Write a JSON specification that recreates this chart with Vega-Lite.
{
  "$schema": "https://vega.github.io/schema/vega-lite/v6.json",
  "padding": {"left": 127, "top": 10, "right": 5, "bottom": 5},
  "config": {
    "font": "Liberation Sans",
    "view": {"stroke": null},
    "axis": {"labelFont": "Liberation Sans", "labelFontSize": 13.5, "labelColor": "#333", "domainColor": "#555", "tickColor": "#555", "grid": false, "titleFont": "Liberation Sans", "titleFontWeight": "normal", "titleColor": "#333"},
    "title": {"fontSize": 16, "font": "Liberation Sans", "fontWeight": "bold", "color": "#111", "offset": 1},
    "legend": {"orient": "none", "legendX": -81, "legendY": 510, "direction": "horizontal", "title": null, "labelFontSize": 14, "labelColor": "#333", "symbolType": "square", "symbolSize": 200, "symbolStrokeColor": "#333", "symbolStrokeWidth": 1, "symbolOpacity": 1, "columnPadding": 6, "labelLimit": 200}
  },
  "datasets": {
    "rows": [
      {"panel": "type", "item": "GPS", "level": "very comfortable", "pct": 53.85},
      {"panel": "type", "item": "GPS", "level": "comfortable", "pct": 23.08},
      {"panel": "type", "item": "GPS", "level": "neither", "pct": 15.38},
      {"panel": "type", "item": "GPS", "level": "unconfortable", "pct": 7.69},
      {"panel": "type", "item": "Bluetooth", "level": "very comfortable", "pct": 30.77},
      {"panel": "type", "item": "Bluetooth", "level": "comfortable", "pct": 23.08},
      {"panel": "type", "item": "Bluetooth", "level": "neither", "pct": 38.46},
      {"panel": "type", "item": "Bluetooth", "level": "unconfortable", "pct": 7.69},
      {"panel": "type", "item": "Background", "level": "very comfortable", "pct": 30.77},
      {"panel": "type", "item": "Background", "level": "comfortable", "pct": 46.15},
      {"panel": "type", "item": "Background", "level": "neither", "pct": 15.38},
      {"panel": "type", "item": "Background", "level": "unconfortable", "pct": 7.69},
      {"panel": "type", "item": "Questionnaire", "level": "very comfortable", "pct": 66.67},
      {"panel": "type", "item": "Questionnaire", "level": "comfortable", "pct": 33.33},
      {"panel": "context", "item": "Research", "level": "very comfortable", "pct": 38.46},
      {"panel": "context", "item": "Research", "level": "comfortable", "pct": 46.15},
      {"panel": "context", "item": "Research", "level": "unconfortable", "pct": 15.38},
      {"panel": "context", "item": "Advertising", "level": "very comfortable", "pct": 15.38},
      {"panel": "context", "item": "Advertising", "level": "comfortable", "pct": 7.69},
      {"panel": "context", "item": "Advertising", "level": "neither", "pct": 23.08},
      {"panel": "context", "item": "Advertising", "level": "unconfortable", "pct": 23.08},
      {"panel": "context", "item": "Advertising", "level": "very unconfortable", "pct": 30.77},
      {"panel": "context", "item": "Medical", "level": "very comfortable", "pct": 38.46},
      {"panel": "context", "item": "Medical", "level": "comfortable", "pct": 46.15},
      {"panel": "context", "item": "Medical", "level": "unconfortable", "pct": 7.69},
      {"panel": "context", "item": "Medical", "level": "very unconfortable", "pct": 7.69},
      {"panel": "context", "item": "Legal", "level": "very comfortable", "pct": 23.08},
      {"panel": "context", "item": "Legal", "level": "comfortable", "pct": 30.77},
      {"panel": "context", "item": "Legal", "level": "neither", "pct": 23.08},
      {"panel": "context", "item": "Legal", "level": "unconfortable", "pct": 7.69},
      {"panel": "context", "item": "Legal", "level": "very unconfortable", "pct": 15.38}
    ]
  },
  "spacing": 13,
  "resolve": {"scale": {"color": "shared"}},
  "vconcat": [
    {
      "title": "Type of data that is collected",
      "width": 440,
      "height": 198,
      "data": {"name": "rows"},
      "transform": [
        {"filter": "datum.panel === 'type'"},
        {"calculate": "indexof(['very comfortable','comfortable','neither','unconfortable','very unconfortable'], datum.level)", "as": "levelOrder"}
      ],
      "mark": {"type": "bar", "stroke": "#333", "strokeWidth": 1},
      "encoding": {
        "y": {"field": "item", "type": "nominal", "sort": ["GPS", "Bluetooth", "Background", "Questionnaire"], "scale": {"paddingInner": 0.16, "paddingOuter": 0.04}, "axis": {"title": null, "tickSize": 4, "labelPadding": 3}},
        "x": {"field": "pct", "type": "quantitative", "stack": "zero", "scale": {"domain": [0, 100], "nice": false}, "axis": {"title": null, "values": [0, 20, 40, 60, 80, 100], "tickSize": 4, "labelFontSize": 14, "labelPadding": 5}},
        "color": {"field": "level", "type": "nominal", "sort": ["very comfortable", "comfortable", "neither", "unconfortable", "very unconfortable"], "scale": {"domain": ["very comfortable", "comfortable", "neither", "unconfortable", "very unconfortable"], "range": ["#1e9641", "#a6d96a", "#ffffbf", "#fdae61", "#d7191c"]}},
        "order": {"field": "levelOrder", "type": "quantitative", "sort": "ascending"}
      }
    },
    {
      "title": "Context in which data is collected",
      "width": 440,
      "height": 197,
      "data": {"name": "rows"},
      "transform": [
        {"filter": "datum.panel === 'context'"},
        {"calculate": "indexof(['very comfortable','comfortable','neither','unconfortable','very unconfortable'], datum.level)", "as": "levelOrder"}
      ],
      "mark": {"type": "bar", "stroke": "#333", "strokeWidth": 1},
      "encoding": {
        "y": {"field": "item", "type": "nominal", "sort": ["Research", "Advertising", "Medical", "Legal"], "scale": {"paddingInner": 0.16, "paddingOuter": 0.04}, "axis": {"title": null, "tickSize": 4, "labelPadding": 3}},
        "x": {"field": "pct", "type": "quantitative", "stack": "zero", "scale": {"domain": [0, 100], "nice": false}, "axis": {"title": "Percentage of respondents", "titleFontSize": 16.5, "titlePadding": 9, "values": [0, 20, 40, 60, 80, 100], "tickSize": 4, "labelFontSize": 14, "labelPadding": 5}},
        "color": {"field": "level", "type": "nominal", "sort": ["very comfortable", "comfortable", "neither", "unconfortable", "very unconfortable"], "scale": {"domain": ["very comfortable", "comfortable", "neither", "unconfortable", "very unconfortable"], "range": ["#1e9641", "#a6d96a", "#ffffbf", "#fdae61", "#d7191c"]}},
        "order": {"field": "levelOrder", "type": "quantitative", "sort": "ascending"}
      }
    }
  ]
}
-- -- --
▶ What needs to be done: Indicate how many lines of the material contain the string "that", giving the number and nothing more.

▶ Output: 2